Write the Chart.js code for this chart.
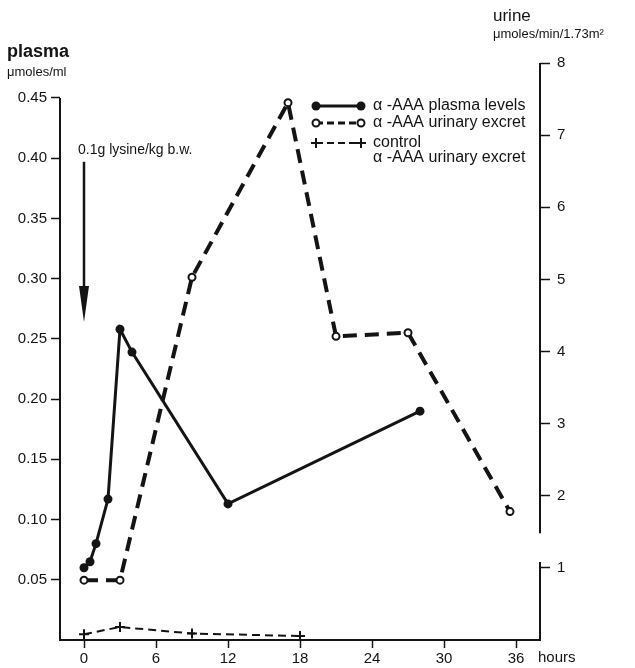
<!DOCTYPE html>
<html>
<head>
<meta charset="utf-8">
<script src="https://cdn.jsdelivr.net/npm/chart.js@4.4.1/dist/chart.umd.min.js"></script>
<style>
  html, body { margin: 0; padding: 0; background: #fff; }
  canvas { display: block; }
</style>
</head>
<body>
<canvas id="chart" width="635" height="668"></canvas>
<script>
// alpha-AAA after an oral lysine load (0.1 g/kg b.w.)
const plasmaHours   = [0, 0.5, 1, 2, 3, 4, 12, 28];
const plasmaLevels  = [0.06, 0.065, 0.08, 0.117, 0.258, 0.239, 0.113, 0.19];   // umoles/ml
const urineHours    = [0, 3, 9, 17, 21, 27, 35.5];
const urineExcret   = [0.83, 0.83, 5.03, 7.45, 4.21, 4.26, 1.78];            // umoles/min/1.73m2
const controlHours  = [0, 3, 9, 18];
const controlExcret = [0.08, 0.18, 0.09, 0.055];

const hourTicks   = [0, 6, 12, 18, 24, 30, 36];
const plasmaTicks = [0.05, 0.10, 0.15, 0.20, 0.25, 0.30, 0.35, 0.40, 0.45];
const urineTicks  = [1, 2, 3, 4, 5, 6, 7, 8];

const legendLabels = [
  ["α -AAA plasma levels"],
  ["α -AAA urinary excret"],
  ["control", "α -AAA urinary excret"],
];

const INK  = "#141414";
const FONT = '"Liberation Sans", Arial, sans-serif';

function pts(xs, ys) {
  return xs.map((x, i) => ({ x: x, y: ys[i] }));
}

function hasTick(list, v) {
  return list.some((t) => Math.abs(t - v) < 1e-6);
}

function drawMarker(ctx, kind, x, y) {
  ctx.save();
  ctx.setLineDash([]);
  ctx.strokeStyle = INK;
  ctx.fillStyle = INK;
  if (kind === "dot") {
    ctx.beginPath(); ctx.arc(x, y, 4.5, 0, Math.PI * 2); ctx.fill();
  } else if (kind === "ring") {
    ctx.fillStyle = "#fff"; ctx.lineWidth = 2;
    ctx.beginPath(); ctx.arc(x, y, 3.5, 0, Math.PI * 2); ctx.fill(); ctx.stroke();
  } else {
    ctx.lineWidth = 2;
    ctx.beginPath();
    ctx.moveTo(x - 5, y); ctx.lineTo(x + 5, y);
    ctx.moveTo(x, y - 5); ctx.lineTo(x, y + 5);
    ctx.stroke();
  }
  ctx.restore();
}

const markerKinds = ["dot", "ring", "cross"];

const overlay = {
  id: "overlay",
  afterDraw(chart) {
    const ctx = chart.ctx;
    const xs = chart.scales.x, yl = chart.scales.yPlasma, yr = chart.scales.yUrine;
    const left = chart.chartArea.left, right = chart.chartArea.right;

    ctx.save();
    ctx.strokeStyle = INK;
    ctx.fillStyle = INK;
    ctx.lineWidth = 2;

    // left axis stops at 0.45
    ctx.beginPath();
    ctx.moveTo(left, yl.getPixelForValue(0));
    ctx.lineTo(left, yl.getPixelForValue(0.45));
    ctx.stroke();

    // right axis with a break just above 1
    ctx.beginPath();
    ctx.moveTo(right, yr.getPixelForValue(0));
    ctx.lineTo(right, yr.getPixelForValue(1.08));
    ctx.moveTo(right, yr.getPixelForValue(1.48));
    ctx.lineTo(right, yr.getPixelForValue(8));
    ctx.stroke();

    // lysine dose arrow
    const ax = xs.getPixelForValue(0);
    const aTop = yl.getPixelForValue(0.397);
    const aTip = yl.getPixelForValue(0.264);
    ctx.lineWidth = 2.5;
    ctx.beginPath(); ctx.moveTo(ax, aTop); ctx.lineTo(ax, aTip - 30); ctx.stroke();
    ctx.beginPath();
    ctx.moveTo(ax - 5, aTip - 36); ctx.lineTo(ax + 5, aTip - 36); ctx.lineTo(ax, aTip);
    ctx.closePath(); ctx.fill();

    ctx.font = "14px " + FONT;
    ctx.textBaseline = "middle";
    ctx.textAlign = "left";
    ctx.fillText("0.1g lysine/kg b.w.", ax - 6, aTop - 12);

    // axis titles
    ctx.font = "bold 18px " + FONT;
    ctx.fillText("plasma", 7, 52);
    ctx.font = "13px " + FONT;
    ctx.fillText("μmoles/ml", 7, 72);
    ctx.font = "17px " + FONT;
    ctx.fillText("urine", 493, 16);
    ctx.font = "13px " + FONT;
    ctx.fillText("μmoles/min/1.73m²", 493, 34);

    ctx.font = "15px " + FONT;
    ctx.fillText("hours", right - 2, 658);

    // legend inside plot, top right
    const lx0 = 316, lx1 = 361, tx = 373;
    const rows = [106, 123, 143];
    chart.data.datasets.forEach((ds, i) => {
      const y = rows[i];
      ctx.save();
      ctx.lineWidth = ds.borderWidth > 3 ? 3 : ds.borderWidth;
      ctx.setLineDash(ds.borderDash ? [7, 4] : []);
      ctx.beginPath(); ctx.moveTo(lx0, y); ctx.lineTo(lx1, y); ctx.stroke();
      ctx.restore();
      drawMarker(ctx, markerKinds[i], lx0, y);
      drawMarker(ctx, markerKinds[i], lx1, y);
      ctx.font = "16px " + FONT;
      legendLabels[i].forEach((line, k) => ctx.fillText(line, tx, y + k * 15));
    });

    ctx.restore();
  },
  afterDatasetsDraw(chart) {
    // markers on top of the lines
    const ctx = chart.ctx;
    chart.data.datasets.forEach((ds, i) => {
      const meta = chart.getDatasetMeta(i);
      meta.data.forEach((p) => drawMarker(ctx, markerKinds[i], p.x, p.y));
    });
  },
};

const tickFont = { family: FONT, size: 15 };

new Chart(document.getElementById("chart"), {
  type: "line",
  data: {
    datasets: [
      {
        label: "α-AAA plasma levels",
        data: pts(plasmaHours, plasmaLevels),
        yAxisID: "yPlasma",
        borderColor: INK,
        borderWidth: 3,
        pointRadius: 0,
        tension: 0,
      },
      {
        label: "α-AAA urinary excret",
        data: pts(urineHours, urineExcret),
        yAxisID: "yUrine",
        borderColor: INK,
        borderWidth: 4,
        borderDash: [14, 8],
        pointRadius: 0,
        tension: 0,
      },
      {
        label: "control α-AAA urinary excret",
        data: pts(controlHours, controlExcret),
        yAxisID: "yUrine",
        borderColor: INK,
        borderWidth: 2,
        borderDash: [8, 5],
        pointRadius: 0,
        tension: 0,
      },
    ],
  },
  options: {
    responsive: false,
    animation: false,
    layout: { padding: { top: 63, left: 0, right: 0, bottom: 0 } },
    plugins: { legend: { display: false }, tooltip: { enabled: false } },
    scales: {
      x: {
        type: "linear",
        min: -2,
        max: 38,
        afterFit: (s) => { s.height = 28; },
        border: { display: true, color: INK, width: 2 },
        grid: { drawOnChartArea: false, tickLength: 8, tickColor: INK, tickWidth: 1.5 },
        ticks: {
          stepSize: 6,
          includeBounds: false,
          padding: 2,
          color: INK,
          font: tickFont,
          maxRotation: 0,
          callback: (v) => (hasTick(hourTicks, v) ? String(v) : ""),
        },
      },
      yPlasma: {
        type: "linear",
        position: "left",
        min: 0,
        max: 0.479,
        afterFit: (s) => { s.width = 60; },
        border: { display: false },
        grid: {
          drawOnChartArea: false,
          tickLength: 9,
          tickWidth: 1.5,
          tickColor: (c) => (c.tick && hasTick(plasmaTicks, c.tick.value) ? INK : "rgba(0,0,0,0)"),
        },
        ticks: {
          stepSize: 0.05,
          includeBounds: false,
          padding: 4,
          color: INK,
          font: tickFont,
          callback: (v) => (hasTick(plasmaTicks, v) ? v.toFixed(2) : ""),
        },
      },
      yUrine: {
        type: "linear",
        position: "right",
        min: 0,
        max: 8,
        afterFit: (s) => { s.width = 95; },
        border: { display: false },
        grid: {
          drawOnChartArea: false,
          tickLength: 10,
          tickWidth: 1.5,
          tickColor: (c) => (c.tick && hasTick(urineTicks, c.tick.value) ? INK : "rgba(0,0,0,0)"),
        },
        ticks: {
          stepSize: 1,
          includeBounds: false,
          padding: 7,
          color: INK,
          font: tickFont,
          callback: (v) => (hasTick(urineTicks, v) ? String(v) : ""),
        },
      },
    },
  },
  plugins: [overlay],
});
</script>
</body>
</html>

[What is expected] Repeat the lines of the listing above verbatim, beginning at its first line and ending at the line containing "const controlExcret = [0.08, 0.18, 0.09, 0.055];", which is included. Omit pictures.

[Response to the exercise]
Write the Chart.js code for this chart.
<!DOCTYPE html>
<html>
<head>
<meta charset="utf-8">
<script src="https://cdn.jsdelivr.net/npm/chart.js@4.4.1/dist/chart.umd.min.js"></script>
<style>
  html, body { margin: 0; padding: 0; background: #fff; }
  canvas { display: block; }
</style>
</head>
<body>
<canvas id="chart" width="635" height="668"></canvas>
<script>
// alpha-AAA after an oral lysine load (0.1 g/kg b.w.)
const plasmaHours   = [0, 0.5, 1, 2, 3, 4, 12, 28];
const plasmaLevels  = [0.06, 0.065, 0.08, 0.117, 0.258, 0.239, 0.113, 0.19];   // umoles/ml
const urineHours    = [0, 3, 9, 17, 21, 27, 35.5];
const urineExcret   = [0.83, 0.83, 5.03, 7.45, 4.21, 4.26, 1.78];            // umoles/min/1.73m2
const controlHours  = [0, 3, 9, 18];
const controlExcret = [0.08, 0.18, 0.09, 0.055];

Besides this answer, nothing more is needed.